Table of Contents
Applications and Principles of LIDAR Technology
LIDAR is a method of surveillance that measures the distance to a target by illuminating that target with a pulsed laser light and measuring the reflected pulses with a sensor. The received laser light is used to construct a 3D representation of the target. The main applications of LIDAR are the construction of high-resolution maps, laser guidance, airborne laser swath mapping, laser altimetry, etc.
Eye-Safe 1550 nm Fiber Lasers for Military and Mapping Uses
LIDAR systems that are used for scientific applications need to be eye safe; therefore, 600–1000 nm lasers cannot be used for LIDAR, as these lasers can be focused and easily absorbed by the eye, which causes limitations in the possible powers used. A common alternative is 1550 nm lasers, like 1550 nm fiber lasers. The latter type is eye-safe at much higher power levels since this wavelength is not focused by the eye. 1550 nm fiber lasers are typically used for military operations and provide accurate images over long distances. Another advantage of 1550 nm fiber lasers is their invisibility to night vision goggles, unlike 1000 nm infrared lasers.

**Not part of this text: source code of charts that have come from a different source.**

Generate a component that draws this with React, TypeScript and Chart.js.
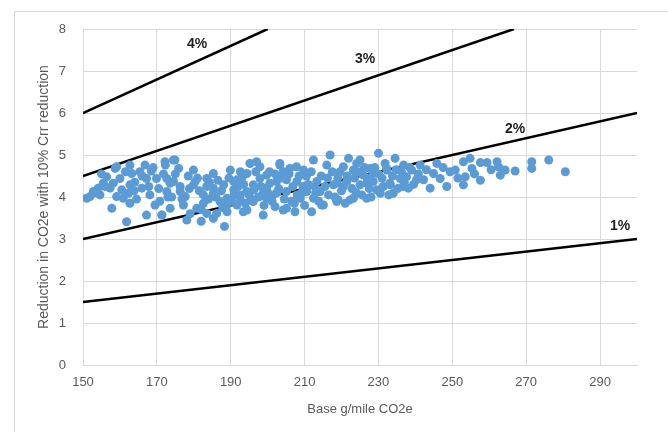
import React, { useEffect, useRef } from "react";
import { Chart, registerables } from "chart.js";

Chart.register(...registerables);

// Scatter: [Base g/mile CO2e, Reduction in CO2e with 10% Crr reduction]
const vehiclePoints: [number, number][] = [
  [151.0, 3.97], [152.8, 4.13], [154.1, 4.21], [155.5, 4.33], [156.4, 4.48], [158.7, 4.68], [157.3, 4.21],
  [158.2, 4.33], [160.0, 4.44], [160.5, 4.17], [160.9, 3.97], [162.7, 4.76], [163.2, 4.56], [162.7, 4.29],
  [162.3, 4.09], [162.7, 3.85], [157.8, 3.73], [161.8, 3.41], [165.4, 4.6], [166.8, 4.76], [167.2, 4.44],
  [165.9, 4.21], [168.1, 4.05], [167.2, 3.57], [169.5, 3.81], [169.9, 4.44], [171.3, 3.57], [154.6, 4.05],
  [151.9, 4.01], [159.1, 4.01], [159.1, 4.72], [172.2, 4.84], [174.9, 4.88], [173.6, 4.33], [153.5, 4.1],
  [156.0, 4.25], [164.0, 4.35], [168.5, 4.62], [170.5, 4.2], [155.0, 4.55],
  [161.5, 4.6], [163.8, 4.15], [164.5, 3.95], [166.0, 4.5], [167.8, 4.25], [169.0, 4.7], [170.8, 3.9],
  [171.8, 4.55], [173.0, 4.0], [175.0, 4.55], [176.8, 3.95], [178.8, 4.2], [179.0, 3.6], [181.0, 4.45],
  [182.0, 3.7], [184.2, 4.35],
  [174.5, 4.88], [172.3, 4.76], [175.9, 4.68], [179.9, 4.64], [183.5, 4.44], [185.3, 4.56], [189.9, 4.64],
  [192.6, 4.6], [172.7, 4.44], [174.5, 4.37], [172.7, 4.13], [176.3, 4.13], [179.9, 4.29], [182.6, 4.05],
  [185.3, 4.21], [188.1, 4.29], [190.8, 4.37], [173.6, 3.73], [177.2, 3.81], [180.8, 3.73], [183.5, 3.61],
  [178.1, 3.45], [182.0, 3.42], [188.3, 3.3], [185.3, 3.49], [189.0, 3.65], [191.7, 3.81], [189.0, 3.97],
  [192.6, 4.05], [171.4, 3.57], [177.7, 4.01], [180.4, 4.37], [183.5, 4.25], [182.6, 3.85], [185.3, 4.09],
  [187.1, 3.89], [186.2, 3.61], [188.9, 3.81], [190.8, 4.17], [191.7, 4.41], [192.6, 3.93], [194.4, 4.56],
  [195.3, 4.8], [196.2, 4.17], [194.4, 3.69], [176.3, 4.25], [174.0, 4.0], [178.5, 4.5], [186.5, 4.4],
  [193.5, 4.3],
  [186.0, 4.0], [187.5, 4.15], [189.5, 4.45], [190.2, 3.9], [191.0, 4.05], [192.0, 4.25], [193.0, 4.45],
  [194.0, 3.85], [195.0, 4.05], [196.8, 4.6], [197.5, 4.0], [198.2, 4.25], [199.0, 3.8], [184.0, 3.95],
  [181.5, 4.15], [187.8, 3.75],
  [195.2, 4.8], [197.9, 4.72], [203.3, 4.8], [206.0, 4.68], [212.4, 4.88], [209.7, 4.64], [193.4, 4.52],
  [193.4, 3.65], [198.8, 3.57], [202.0, 3.77], [205.1, 3.73], [207.4, 3.65], [211.9, 3.65], [214.6, 3.81],
  [196.1, 3.89], [196.1, 4.29], [199.7, 4.21], [199.7, 4.52], [202.4, 4.37], [205.1, 4.13], [207.9, 4.37],
  [210.6, 4.13], [213.3, 4.37], [214.2, 4.13], [201.5, 4.05], [194.3, 4.13], [197.9, 4.44], [204.2, 4.6],
  [208.8, 3.97], [212.4, 3.97], [197.0, 4.84], [199.7, 3.97], [204.2, 3.69], [203.3, 4.76], [207.8, 4.72],
  [209.6, 4.25], [205.1, 4.41], [200.6, 4.33], [198.5, 4.05], [203.0, 4.2], [206.5, 3.9], [210.5, 4.5],
  [213.0, 4.1], [195.5, 3.95], [208.0, 4.05],
  [200.5, 4.6], [201.2, 3.9], [202.5, 4.1], [203.8, 4.45], [204.5, 3.95], [205.8, 4.55], [206.8, 4.25],
  [207.2, 3.85], [208.5, 4.5], [209.2, 4.1], [210.0, 3.8], [211.0, 4.3], [211.8, 4.6], [212.8, 4.25],
  [213.8, 3.9], [214.5, 4.5], [215.5, 4.25], [202.0, 4.55], [200.0, 4.1],
  [216.9, 5.0], [230.0, 5.04], [221.9, 4.92], [225.0, 4.88], [234.5, 4.92], [215.1, 3.81], [218.7, 3.89],
  [222.3, 3.93], [226.8, 3.97], [230.5, 4.09], [233.2, 4.29], [235.9, 4.44], [219.6, 4.6], [223.2, 4.64],
  [227.7, 4.68], [232.3, 4.64], [217.8, 4.29], [221.4, 4.37], [225.0, 4.29], [228.6, 4.37], [216.0, 4.76],
  [225.9, 4.52], [236.8, 4.76], [220.5, 4.72], [224.1, 4.8], [228.6, 4.56], [229.5, 4.17], [232.2, 4.68],
  [233.1, 4.33], [236.7, 4.25], [234.0, 4.09], [231.3, 4.25], [226.8, 4.33], [218.7, 4.33], [219.1, 3.93],
  [223.2, 3.97], [237.6, 4.48], [239.0, 4.64], [240.3, 4.41], [238.1, 4.21], [216.5, 4.05], [220.0, 4.15],
  [224.0, 4.1], [227.5, 4.2], [231.0, 4.45], [221.5, 4.5],
  [216.2, 4.45], [217.5, 4.6], [218.2, 4.0], [219.0, 4.45], [220.5, 4.25], [221.0, 3.85], [222.8, 4.2],
  [223.5, 4.45], [224.5, 4.6], [225.5, 4.05], [226.2, 4.7], [227.0, 4.45], [228.0, 4.0], [229.0, 4.7],
  [230.0, 4.55], [231.8, 4.8], [232.8, 4.05], [233.8, 4.5], [234.8, 4.65], [235.2, 4.2], [236.2, 4.6],
  [237.0, 4.35], [238.5, 4.7], [239.5, 4.3], [240.8, 4.55],
  [241.3, 4.76], [242.2, 4.41], [244.0, 4.21], [244.9, 4.56], [245.8, 4.8], [246.7, 4.44], [248.5, 4.25],
  [249.4, 4.6], [250.8, 4.64], [253.0, 4.84], [254.8, 4.92], [253.5, 4.48], [253.0, 4.29], [255.3, 4.68],
  [257.6, 4.82], [259.4, 4.82], [257.6, 4.4], [262.1, 4.84], [262.5, 4.72], [263.0, 4.52], [264.3, 4.64],
  [267.0, 4.62], [271.5, 4.84], [271.5, 4.68], [276.1, 4.88], [280.6, 4.6],
  [243.0, 4.65], [247.5, 4.7], [251.5, 4.45], [256.0, 4.55], [260.5, 4.65],
];

// Reference lines (percent reduction of base)
const rateLabels = ["1%", "2%", "3%", "4%"];
const lineStartX = [150, 150, 150, 150];
const lineStartY = [1.5, 3, 4.5, 6];
const lineEndX = [300, 300, 266.67, 200];
const lineEndY = [3, 6, 8, 8];
const labelX = [295.4, 267.0, 226.4, 180.9];
const labelY = [3.31, 5.62, 7.29, 7.64];

const xTicks = [150, 170, 190, 210, 230, 250, 270, 290];
const xTitle = "Base g/mile CO2e";
const yTitle = "Reduction in CO2e with 10% Crr reduction";

const FONT = "'Liberation Sans', Arial, sans-serif";

export default function App() {
  const ref = useRef<HTMLCanvasElement | null>(null);

  useEffect(() => {
    if (!ref.current) return;

    const labelPlugin = {
      id: "rateLabels",
      afterDatasetsDraw(chart: any) {
        const { ctx, scales } = chart;
        ctx.save();
        ctx.font = `bold 14px ${FONT}`;
        ctx.fillStyle = "#1f1f1f";
        ctx.textAlign = "center";
        ctx.textBaseline = "middle";
        rateLabels.forEach((t, i) => {
          ctx.fillText(t, scales.x.getPixelForValue(labelX[i]), scales.y.getPixelForValue(labelY[i]));
        });
        ctx.restore();
      },
    };

    const lineSets = rateLabels.map((t, i) => ({
      type: "line" as const,
      label: t,
      data: [
        { x: lineStartX[i], y: lineStartY[i] },
        { x: lineEndX[i], y: lineEndY[i] },
      ],
      borderColor: "#000000",
      borderWidth: 2.5,
      pointRadius: 0,
      fill: false,
      order: 1,
    }));

    const chart = new Chart(ref.current, {
      type: "scatter",
      data: {
        datasets: [
          {
            type: "scatter" as const,
            label: "Vehicles",
            data: vehiclePoints.map(([x, y]) => ({ x, y })),
            backgroundColor: "#5B9BD5",
            borderColor: "#5B9BD5",
            borderWidth: 0,
            pointRadius: 4.5,
            order: 0,
          },
          ...lineSets,
        ] as any,
      },
      options: {
        animation: false,
        responsive: false,
        maintainAspectRatio: false,
        layout: { padding: { top: 29, right: 31, left: 0, bottom: 0 } },
        plugins: { legend: { display: false }, tooltip: { enabled: false } },
        scales: {
          x: {
            type: "linear",
            min: 150,
            max: 300,
            afterBuildTicks: (scale: any) => {
              scale.ticks = xTicks.map((v) => ({ value: v }));
            },
            afterFit: (scale: any) => {
              scale.height = 67;
            },
            grid: { color: "#d9d9d9", drawTicks: false, lineWidth: 1 },
            border: { color: "#d9d9d9" },
            ticks: { color: "#595959", font: { family: FONT, size: 13 }, padding: 10 },
            title: {
              display: true,
              text: xTitle,
              color: "#595959",
              font: { family: FONT, size: 13 },
              padding: { top: 0, bottom: 15 },
            },
          },
          y: {
            type: "linear",
            min: 0,
            max: 8,
            ticks: { stepSize: 1, color: "#595959", font: { family: FONT, size: 13 }, padding: 17 },
            afterFit: (scale: any) => {
              scale.width = 83;
            },
            grid: { color: "#d9d9d9", drawTicks: false, lineWidth: 1 },
            border: { color: "#d9d9d9" },
            title: {
              display: true,
              text: yTitle,
              color: "#595959",
              font: { family: FONT, size: 14 },
              padding: { top: 36, bottom: 0 },
            },
          },
        },
      },
      plugins: [labelPlugin],
    } as any);

    return () => chart.destroy();
  }, []);

  return (
    <div style={{ position: "absolute", left: 0, top: 0, width: 668, height: 432, background: "#fff" }}>
      <div
        style={{
          position: "absolute",
          left: 14,
          top: 11,
          width: 700,
          height: 440,
          borderTop: "1px solid #d9d9d9",
          borderLeft: "1px solid #d9d9d9",
        }}
      />
      <canvas ref={ref} width={668} height={432} style={{ position: "absolute", left: 0, top: 0 }} />
    </div>
  );
}
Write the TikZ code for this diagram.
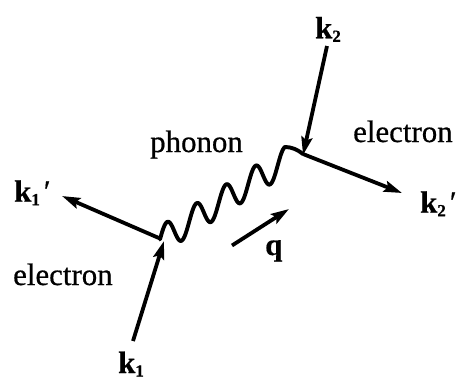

LIDAR in Wind Measurement and Atmospheric Studies
LIDAR technology can be used not only in military or mapping but for air- and space-based wind measurements. Measurements of the wind intensity are essential for airport safety and pollution monitoring. When LIDAR is used for its regular applications, it works by the time between the firing of a laser pulse and the sensing of its reflection from the landscape or target. In wind speed measurement, the laser interacts with molecules such as aerosols in the atmosphere. The Doppler shift in the signal, which is caused by the molecule’s movement, is then converted to wind velocity. After performing multiple measurements, a full 3D vector field is constructed, which is then used to assess wind velocity, shear, and turbulence.
Challenges and Fiber Optic Solutions for Enhanced LIDAR Performance
Despite LIDAR being a precise measuring technique, the system, in most cases, can not be effectively used in harsh conditions such as strong winds. Another problem is the use of conventional avalanche photodiodes for the detection of the signal; the downfall of these is low resolution and high noise that undermines their use in sensitive data streams.
In order to improve the LIDAR system for wind velocity measurement, fiber optic elements may be used to simplify the system, which reduces its vulnerability to many variables, such as angle of incidence, instrument alignment, temperature gradients, and pressure fluctuations.